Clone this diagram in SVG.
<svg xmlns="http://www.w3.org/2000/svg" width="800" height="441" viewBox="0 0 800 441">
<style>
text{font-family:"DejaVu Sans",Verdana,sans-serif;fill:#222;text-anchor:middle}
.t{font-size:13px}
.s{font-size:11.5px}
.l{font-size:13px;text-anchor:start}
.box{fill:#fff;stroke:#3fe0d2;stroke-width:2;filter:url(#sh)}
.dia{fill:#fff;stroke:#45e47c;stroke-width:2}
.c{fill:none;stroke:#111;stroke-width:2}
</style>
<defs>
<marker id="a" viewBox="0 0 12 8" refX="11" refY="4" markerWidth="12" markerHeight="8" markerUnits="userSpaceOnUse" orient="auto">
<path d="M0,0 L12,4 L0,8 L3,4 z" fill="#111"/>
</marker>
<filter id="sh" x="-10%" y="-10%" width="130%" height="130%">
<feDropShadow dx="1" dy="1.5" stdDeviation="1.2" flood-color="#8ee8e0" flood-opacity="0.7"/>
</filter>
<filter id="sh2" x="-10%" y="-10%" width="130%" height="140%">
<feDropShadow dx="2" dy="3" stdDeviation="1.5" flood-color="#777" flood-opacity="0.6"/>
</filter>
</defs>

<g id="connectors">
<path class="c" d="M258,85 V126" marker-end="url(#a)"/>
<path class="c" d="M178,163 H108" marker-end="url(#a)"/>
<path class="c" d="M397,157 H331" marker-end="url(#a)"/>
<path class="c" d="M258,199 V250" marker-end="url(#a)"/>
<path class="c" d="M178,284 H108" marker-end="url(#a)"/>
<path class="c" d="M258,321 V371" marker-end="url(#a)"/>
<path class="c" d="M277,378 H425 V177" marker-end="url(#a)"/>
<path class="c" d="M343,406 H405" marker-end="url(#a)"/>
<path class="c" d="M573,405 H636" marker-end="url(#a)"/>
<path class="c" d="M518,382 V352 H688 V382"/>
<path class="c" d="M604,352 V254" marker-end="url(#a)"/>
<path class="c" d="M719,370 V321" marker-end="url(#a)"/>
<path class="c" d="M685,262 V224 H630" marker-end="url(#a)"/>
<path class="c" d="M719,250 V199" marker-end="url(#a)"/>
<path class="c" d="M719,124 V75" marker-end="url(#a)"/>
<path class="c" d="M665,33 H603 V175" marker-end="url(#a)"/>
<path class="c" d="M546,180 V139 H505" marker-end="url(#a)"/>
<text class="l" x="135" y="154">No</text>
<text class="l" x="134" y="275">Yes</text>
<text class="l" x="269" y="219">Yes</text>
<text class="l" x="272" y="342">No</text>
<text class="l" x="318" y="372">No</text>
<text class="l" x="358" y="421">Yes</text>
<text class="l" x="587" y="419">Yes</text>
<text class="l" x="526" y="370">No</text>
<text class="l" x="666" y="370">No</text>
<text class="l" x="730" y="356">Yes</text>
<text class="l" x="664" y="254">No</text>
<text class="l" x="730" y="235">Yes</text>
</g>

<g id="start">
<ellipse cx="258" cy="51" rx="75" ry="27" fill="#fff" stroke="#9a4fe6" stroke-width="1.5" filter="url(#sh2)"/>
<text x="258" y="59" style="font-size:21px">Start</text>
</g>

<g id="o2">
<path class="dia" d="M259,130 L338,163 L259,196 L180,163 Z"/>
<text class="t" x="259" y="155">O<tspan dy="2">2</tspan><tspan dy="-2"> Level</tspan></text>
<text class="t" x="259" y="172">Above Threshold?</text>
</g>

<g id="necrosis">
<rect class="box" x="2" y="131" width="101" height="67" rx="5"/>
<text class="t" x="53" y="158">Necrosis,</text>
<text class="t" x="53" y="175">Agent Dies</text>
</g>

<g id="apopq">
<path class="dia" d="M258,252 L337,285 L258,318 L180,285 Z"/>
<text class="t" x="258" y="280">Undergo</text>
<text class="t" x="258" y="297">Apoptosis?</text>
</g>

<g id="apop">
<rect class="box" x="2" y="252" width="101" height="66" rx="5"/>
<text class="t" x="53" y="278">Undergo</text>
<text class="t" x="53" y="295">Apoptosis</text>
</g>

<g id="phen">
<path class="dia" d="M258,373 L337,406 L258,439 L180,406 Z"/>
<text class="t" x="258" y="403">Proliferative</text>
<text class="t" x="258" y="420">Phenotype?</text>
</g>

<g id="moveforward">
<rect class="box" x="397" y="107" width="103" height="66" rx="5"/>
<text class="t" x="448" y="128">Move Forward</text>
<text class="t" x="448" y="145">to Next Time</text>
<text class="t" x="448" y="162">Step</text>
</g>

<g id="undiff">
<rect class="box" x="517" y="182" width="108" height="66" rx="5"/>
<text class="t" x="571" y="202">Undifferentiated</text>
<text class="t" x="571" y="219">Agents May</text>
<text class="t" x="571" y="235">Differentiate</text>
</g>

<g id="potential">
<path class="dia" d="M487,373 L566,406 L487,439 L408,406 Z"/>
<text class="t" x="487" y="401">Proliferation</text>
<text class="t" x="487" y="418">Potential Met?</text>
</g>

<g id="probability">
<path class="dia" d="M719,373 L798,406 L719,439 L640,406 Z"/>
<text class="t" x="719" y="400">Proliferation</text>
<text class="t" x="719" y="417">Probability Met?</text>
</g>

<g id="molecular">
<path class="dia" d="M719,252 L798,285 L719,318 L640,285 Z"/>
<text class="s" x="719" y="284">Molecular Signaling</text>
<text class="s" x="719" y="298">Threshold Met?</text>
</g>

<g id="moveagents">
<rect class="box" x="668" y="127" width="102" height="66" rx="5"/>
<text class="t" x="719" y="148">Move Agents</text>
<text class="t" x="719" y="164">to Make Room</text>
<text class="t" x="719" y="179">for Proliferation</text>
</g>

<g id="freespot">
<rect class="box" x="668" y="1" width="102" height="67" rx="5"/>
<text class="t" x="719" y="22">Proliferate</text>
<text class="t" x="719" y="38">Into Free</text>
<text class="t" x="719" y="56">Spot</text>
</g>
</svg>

===============

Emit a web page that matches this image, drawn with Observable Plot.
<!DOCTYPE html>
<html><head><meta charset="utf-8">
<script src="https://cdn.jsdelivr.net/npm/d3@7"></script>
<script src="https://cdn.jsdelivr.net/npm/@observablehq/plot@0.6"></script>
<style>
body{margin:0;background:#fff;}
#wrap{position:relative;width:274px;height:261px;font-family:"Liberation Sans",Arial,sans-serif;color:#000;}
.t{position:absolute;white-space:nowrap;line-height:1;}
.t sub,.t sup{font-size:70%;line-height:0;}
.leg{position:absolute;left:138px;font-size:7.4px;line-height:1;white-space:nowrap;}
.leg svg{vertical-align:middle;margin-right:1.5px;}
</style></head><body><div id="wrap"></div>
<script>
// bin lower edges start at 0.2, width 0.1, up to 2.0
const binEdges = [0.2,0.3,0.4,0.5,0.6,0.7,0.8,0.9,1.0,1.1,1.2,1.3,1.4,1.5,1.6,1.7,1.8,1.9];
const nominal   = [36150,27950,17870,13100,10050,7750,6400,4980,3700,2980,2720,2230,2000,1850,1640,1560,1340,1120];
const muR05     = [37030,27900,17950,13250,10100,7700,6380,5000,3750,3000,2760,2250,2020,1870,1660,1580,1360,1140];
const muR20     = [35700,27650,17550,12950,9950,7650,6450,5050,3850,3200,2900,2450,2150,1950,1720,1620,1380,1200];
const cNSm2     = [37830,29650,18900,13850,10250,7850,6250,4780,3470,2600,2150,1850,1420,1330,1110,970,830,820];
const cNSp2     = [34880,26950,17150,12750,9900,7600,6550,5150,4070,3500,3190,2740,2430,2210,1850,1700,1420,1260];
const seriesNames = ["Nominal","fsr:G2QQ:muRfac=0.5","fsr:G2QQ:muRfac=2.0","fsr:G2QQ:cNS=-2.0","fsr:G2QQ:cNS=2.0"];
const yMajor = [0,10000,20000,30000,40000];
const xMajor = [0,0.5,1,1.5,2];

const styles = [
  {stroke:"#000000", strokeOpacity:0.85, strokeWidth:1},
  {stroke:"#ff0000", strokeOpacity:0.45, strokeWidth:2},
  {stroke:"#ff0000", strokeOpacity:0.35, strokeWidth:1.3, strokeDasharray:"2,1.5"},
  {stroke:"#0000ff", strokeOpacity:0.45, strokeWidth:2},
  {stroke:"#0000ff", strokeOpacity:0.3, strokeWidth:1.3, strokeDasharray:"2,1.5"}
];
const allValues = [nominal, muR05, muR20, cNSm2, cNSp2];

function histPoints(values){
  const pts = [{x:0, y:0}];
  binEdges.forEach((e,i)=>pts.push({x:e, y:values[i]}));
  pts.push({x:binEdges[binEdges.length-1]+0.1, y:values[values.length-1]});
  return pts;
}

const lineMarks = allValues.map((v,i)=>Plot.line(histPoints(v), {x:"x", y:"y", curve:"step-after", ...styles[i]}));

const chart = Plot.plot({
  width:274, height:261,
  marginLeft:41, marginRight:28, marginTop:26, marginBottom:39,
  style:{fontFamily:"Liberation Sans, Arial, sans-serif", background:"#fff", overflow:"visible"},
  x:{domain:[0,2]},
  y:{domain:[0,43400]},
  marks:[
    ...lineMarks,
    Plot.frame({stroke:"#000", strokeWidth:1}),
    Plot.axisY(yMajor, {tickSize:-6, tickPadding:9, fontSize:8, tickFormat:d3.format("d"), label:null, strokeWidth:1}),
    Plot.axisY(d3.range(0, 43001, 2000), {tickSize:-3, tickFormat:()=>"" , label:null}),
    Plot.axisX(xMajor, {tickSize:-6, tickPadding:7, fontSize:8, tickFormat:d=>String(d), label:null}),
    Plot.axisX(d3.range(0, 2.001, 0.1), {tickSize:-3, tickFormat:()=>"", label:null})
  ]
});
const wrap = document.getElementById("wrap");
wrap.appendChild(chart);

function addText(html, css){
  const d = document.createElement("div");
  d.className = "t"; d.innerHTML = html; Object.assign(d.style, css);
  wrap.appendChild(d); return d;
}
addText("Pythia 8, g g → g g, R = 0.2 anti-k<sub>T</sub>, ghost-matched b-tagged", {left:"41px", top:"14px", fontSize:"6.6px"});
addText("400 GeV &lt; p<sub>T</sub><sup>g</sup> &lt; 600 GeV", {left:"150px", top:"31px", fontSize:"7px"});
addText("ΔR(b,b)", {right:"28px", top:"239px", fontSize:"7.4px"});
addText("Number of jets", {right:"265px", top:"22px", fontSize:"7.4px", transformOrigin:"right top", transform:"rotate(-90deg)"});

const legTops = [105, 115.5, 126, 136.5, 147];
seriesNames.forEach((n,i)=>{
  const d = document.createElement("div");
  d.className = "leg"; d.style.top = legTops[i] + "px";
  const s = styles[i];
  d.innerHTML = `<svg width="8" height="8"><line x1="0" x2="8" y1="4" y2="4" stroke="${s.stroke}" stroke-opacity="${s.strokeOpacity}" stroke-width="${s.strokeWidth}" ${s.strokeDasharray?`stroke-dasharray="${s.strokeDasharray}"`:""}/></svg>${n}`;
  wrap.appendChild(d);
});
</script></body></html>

===============

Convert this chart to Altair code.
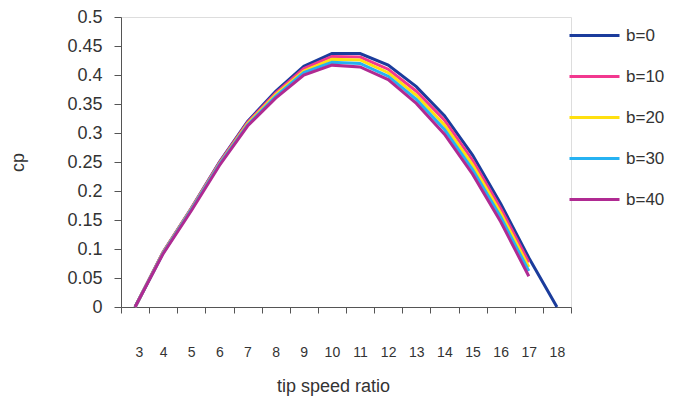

===============

§ WHAT YOU HAVE TO DO
Using the records given above, list every line that includes the word "this".

§ COMPLETE ANSWER
Clone this diagram in SVG.
Emit a web page that matches this image, drawn with Observable Plot.
Convert this chart to Altair code.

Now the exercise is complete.